ニューランド

ミス・ヨーロッパのニューランドのレビュー・感想・評価

ミス・ヨーロッパ(1930年製作の映画)
4.0
 よく知らないが元々クレールの企画だったのか。もしクレールが実作したら、もっともっと才気煥発、目と気を引く、機知や仕掛けを散りばめたに違いない。バトンタッチのジェニーナは、普通話を進めるに必要な飾りや脇道迄どんどん削り込み、成瀬以上に単純化·純粋化に向う。映画としては厚みがなく、片輪で枝葉末節に欠ける。そこに映画としての純粋な才気が迸り、ストーリー以上の倦怠や後ろめたさ·疑いが敷き詰められ、またその下に微細な天才が感じられる映画的鼓動が決定的に滲ませてある、ということか。一世を風靡どころか、文化の潮流を深め人々にそれを植え付けたこの女優にとっては、やや溌剌さ·鮮烈さを欠いてきた肉体·表情を、殊更ミステリアスを排除してく、この作家の演出は有用にははたらかなかった気もする。しかし、役者·素材の活かし方はそういう方向もあると改めて教えてくれる作である。
 冒頭から暫くして巨大市民プールの、若い男女のとどまらない弾け方の描写の固まりが来る。速廻しでのトリッキーな細部の動き、水飛沫の白い細かな点群の覆い面積の変移、時に大L俯瞰何十人もの点在の中、殊更細かく騒々しい各人のはしゃぎのスピード感、横へのカメラ動きやカッティングでの各人間の増長や不和、飛び込むのを着水前にどんどん重ね、飛び込みもだが人間間でもアクション·リアクションの中間詰めた受渡し、全ての喧噪が輝きと化する。
 仕事場やミスコン会場·そこや列車での追っかけの不穏·映画メディアの囲み、らに移っても、DISやパン·移動、各人の急き立てられた表情のCUらが、細かくも艶めかしく連なってゆく。そもそも主人公カップルとその友人の勤める職場が、世界の情報が間置かず大量に入ってくる巨大通信社というのがいい。彼女はタイピストなのだが、逐次様々な情報に惑わされ、「かましい世辞や揺れる女心め一時のもので、愛してるは貴方だけ」とかヒロインは初終で2度唄うが、ミスコンへの応募·ミスフランスから世界大会へ·優勝から映画界スカウト·夫の元へ戻るもミスコンから映画界橋渡しの貴族然の男が連れ戻しに·栄華の頂点の試写を夫が探し当て来て射殺、のゆきつ戻りつの中、ヒロインは夫に行動や目的を隠し·すまなく気を遣い·顔色を窺い、夫も不安と疑い·憤り·専行の中にいて、交わらず宙づりで表情がグレーの侭進んで、自己を互いに失い、そのさらなる不安に包まれてく。メディアに振り回され、人工的な輝き·光と闇が、一際その不安定を意志と別の捻れた生を妖しく浮き立たせてく。

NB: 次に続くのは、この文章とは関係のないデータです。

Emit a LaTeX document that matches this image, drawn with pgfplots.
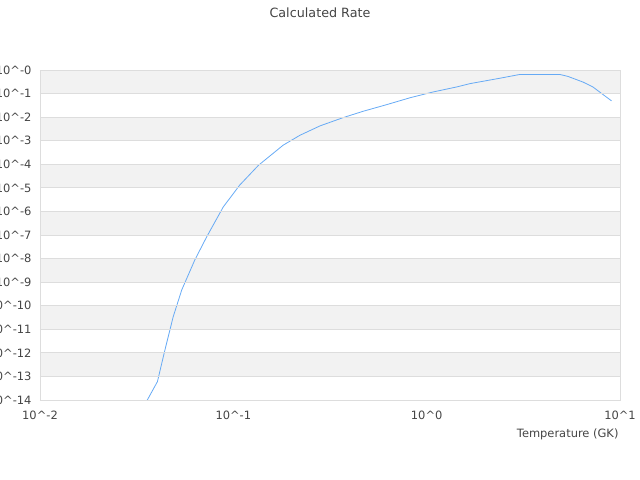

CUの表情、その紅潮輝きと安定落着きと窺い察し、それらの主体の人間の位置と出入り·身体部位の錯綜、慣れ安定し艷やか構図受け渡し、ごみごみした市井と鮮やかメディアとショービジネス、鏡とそれとの対応織り込み多用、その頂点が映画会社社長とヒロインのアップ·トゥショットの極上感ごしの自らが映えてるスクリーンの図か。しかし、ここのデクパージュで最も重要なのは、ウジウジと正体の分からぬ、ゆっくり地味めの、人物へ寄る、或いは(背ごしの)フォローの、目立たぬ縦移動か(通常の移動は別にして)。そのニュアンスは逐次新鮮に、ドラマの本質を無形に抽出して見せる。
 日本の欧州映画批評の最高権威·飯島正さんが、史上のテンに選んだこの作家の無声映画時代の代表作は、同じディーバが主演した傑作と共に、世界唯一の残存プリントが前世紀末にはそれ程でもなかったのが、今や殆ど劣化が進んでしまってる。それより前の準代表作はまだ大丈夫なようだが、これ以降の·名声はなくとも残る作品を掘り起こす事で、欠落の穴のいくらかは埋められてゆく気もする。